Pull every line that holds the word "this" from the entries.

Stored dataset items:

-.-.-

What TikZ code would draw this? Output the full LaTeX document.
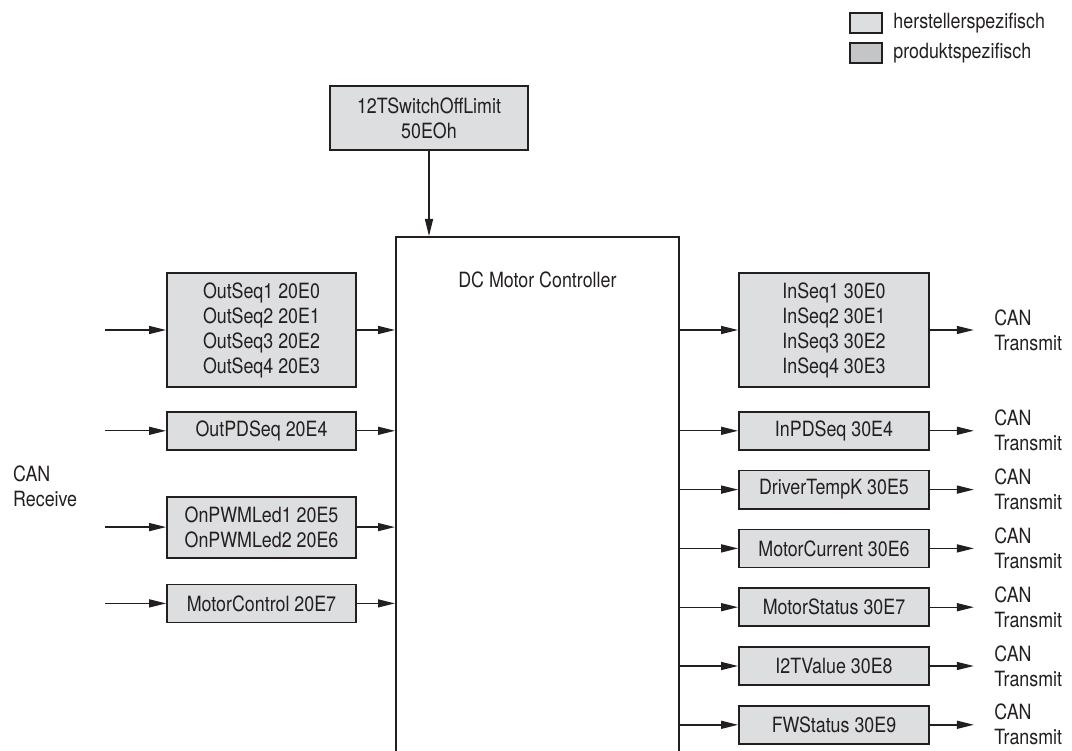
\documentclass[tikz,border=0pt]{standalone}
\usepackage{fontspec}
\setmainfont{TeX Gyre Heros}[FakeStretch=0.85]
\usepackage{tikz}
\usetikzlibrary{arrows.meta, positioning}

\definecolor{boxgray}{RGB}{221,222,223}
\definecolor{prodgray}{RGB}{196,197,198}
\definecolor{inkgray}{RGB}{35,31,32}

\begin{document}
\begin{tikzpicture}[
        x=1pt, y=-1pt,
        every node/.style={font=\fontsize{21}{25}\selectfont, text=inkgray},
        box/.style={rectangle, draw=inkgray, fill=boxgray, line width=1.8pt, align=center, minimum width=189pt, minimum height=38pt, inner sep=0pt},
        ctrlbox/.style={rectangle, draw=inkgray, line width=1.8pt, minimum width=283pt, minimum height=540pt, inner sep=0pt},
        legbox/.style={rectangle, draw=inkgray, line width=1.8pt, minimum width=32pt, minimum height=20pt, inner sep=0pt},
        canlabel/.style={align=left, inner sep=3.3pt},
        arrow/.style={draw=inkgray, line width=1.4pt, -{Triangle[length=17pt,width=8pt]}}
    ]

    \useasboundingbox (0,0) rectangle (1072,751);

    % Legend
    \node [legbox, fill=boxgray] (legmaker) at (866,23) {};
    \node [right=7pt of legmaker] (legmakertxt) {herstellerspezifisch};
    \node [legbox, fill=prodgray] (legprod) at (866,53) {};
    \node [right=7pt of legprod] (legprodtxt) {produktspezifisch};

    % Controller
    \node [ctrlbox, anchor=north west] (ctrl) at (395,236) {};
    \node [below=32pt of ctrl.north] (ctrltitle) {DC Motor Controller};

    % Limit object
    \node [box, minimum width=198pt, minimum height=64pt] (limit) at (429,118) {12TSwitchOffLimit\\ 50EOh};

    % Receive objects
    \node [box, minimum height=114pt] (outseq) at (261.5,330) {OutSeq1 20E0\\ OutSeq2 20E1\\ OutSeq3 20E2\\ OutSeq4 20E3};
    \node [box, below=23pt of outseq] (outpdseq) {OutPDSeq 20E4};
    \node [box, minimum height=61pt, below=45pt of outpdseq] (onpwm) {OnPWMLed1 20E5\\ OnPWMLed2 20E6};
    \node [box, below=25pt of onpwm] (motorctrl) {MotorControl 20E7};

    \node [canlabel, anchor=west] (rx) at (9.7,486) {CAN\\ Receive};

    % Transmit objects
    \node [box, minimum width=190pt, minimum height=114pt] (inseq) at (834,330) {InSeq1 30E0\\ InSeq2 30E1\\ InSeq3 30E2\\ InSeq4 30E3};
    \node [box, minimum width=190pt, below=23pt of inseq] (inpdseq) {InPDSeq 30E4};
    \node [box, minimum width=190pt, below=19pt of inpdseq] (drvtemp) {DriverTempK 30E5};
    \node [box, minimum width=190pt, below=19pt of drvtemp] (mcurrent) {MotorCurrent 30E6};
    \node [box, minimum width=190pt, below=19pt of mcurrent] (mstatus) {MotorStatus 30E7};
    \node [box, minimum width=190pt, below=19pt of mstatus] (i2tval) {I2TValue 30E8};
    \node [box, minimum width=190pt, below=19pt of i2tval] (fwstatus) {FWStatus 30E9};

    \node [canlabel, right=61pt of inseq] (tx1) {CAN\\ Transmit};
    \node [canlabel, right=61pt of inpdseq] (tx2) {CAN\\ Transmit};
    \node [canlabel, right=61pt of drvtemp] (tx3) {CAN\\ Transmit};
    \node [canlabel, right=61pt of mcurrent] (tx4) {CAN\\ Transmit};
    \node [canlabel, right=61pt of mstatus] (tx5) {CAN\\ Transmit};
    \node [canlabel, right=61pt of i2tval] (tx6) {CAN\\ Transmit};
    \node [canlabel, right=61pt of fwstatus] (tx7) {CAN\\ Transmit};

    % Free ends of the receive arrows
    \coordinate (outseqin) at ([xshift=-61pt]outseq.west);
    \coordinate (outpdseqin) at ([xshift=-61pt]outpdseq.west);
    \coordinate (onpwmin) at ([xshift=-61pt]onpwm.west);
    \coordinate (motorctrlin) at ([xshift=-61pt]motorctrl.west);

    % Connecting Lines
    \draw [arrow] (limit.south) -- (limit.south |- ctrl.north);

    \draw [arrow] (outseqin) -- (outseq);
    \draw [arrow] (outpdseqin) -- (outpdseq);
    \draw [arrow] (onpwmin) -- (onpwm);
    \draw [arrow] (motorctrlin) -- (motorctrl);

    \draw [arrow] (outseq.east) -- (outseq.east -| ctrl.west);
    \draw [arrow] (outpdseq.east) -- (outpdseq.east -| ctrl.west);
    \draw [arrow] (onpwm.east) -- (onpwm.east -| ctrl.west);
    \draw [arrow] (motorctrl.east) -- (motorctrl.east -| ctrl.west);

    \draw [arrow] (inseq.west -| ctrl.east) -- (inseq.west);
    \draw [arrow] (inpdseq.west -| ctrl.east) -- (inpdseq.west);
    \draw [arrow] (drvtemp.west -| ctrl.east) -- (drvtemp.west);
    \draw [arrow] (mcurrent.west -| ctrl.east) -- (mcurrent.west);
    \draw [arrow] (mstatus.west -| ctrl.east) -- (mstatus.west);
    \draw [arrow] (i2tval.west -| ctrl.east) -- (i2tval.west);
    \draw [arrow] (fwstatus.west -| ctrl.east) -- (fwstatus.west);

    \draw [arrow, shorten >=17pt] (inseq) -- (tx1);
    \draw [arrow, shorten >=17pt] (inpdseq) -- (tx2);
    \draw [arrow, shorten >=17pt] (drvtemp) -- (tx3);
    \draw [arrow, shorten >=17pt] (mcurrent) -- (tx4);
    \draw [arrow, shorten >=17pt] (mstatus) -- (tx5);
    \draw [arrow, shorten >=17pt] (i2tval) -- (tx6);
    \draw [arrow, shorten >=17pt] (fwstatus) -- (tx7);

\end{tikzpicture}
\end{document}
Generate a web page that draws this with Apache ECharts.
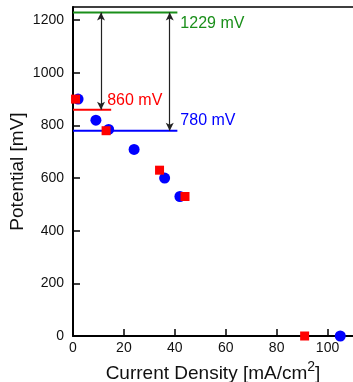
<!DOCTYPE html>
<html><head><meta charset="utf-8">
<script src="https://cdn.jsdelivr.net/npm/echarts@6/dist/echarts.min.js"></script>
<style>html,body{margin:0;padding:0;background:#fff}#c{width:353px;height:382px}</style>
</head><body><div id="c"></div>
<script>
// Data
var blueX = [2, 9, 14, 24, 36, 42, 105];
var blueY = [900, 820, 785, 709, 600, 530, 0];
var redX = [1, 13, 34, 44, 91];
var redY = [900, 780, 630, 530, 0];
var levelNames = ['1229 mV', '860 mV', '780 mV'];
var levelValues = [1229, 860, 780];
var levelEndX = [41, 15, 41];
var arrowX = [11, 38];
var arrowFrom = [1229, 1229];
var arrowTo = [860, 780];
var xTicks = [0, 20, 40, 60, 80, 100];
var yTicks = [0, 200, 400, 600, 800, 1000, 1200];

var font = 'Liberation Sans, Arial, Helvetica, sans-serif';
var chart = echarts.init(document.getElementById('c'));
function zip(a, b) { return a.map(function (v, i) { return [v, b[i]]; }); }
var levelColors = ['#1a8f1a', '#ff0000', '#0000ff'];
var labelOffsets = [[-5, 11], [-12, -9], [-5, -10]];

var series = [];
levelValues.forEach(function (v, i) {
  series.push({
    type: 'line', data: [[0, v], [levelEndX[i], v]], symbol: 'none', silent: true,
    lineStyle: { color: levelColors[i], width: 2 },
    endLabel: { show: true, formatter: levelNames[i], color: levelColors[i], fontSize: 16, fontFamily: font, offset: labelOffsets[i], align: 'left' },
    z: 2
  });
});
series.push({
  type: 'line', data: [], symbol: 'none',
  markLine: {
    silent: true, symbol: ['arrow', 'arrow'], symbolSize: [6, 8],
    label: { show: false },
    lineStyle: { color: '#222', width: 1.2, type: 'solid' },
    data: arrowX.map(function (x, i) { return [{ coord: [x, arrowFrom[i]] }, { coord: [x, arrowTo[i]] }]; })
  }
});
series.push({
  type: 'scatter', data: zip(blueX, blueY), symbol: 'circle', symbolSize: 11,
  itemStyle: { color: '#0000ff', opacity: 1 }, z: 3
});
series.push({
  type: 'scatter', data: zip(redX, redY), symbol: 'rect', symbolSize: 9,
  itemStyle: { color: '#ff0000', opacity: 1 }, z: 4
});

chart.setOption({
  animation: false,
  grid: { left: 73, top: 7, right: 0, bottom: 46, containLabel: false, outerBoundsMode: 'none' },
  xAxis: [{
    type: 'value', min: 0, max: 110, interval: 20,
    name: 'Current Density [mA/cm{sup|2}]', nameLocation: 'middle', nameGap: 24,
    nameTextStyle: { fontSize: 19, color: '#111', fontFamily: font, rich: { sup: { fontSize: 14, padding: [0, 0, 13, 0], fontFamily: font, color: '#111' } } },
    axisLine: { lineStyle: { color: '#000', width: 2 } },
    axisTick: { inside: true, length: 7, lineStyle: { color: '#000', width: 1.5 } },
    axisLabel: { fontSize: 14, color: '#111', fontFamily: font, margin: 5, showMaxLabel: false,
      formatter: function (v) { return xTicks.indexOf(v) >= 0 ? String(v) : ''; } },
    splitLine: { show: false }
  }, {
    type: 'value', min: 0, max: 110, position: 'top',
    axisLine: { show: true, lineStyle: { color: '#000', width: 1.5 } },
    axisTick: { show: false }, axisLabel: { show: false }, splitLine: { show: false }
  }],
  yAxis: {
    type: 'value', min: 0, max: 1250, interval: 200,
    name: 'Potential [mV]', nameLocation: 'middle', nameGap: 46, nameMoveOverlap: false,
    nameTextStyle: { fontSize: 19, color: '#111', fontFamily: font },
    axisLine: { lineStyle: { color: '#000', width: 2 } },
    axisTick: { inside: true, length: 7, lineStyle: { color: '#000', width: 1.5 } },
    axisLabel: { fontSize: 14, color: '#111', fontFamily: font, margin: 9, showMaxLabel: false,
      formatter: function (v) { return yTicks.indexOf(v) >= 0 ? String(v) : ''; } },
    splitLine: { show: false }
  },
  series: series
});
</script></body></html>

-.-.-

Task output:
What TikZ code would draw this? Output the full LaTeX document.
Generate a web page that draws this with Apache ECharts.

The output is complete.